Copy out the listing that follows exactly, dropping every picture.

....

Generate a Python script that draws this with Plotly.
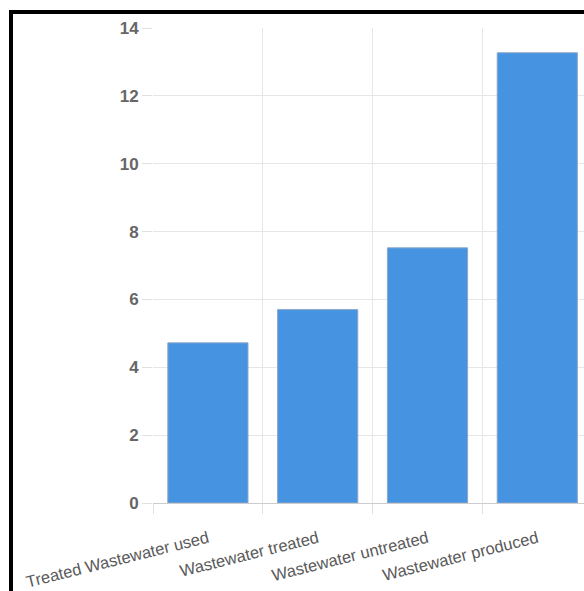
import plotly.graph_objects as go

categories = ["Treated Wastewater used", "Wastewater treated", "Wastewater untreated", "Wastewater produced"]
values = [4.72, 5.70, 7.52, 13.27]
y_ticks = [0, 2, 4, 6, 8, 10, 12, 14]

W, H = 584, 591
ML, MR, MT, MB = 153, 0, 28, 88
pw, ph = W - ML - MR, H - MT - MB

def px_to_paper_x(px):
    return (px - ML) / pw

def px_to_paper_y(py):
    return (H - MB - py) / ph

fig = go.Figure(go.Bar(
    x=categories,
    y=values,
    width=0.73,
    marker=dict(color="#4694e1", line=dict(color="#8aa6c8", width=1)),
))

font_family = "Liberation Sans, Arial, sans-serif"

fig.update_layout(
    width=W, height=H,
    margin=dict(l=ML, r=MR, t=MT, b=MB, pad=0),
    paper_bgcolor="white",
    plot_bgcolor="white",
    showlegend=False,
    font=dict(family=font_family, size=16, color="#606060"),
    bargap=0.27,
)

fig.update_xaxes(
    type="category",
    range=[-0.5, -0.5 + pw / 109.8],
    tickson="boundaries",
    showgrid=True, gridcolor="#e6e6e6", gridwidth=1,
    ticks="outside", ticklen=10, tickcolor="#e0e0e0",
    tickangle=-14,
    ticklabelstandoff=22,
    tickfont=dict(family=font_family, size=16.5, color="#5a5a5a"),
    showline=False,
    zeroline=False,
)

fig.update_yaxes(
    range=[0, 14],
    tickvals=y_ticks,
    showgrid=True, gridcolor="#e6e6e6", gridwidth=1,
    ticks="outside", ticklen=10, tickcolor="#e0e0e0",
    tickfont=dict(family=font_family, size=17, color="#666666", weight="bold"),
    zeroline=True, zerolinecolor="#cccccc", zerolinewidth=1,
    showline=False,
)

# black frame (left and top visible in the crop)
fig.add_shape(
    type="rect", xref="paper", yref="paper",
    x0=px_to_paper_x(11), x1=px_to_paper_x(700),
    y0=px_to_paper_y(700), y1=px_to_paper_y(12),
    line=dict(color="black", width=4),
    fillcolor="rgba(0,0,0,0)",
    layer="above",
)

fig.write_html("out.html")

....

= Exercise result =
Generate a Python script that draws this with Plotly.
import plotly.graph_objects as go

categories = ["Treated Wastewater used", "Wastewater treated", "Wastewater untreated", "Wastewater produced"]
values = [4.72, 5.70, 7.52, 13.27]
y_ticks = [0, 2, 4, 6, 8, 10, 12, 14]

W, H = 584, 591
ML, MR, MT, MB = 153, 0, 28, 88
pw, ph = W - ML - MR, H - MT - MB

def px_to_paper_x(px):
    return (px - ML) / pw

def px_to_paper_y(py):
    return (H - MB - py) / ph

fig = go.Figure(go.Bar(
    x=categories,
    y=values,
    width=0.73,
    marker=dict(color="#4694e1", line=dict(color="#8aa6c8", width=1)),
))

font_family = "Liberation Sans, Arial, sans-serif"

fig.update_layout(
    width=W, height=H,
    margin=dict(l=ML, r=MR, t=MT, b=MB, pad=0),
    paper_bgcolor="white",
    plot_bgcolor="white",
    showlegend=False,
    font=dict(family=font_family, size=16, color="#606060"),
    bargap=0.27,
)

fig.update_xaxes(
    type="category",
    range=[-0.5, -0.5 + pw / 109.8],
    tickson="boundaries",
    showgrid=True, gridcolor="#e6e6e6", gridwidth=1,
    ticks="outside", ticklen=10, tickcolor="#e0e0e0",
    tickangle=-14,
    ticklabelstandoff=22,
    tickfont=dict(family=font_family, size=16.5, color="#5a5a5a"),
    showline=False,
    zeroline=False,
)

fig.update_yaxes(
    range=[0, 14],
    tickvals=y_ticks,
    showgrid=True, gridcolor="#e6e6e6", gridwidth=1,
    ticks="outside", ticklen=10, tickcolor="#e0e0e0",
    tickfont=dict(family=font_family, size=17, color="#666666", weight="bold"),
    zeroline=True, zerolinecolor="#cccccc", zerolinewidth=1,
    showline=False,
)

# black frame (left and top visible in the crop)
fig.add_shape(
    type="rect", xref="paper", yref="paper",
    x0=px_to_paper_x(11), x1=px_to_paper_x(700),
    y0=px_to_paper_y(700), y1=px_to_paper_y(12),
    line=dict(color="black", width=4),
    fillcolor="rgba(0,0,0,0)",
    layer="above",
)

fig.write_html("out.html")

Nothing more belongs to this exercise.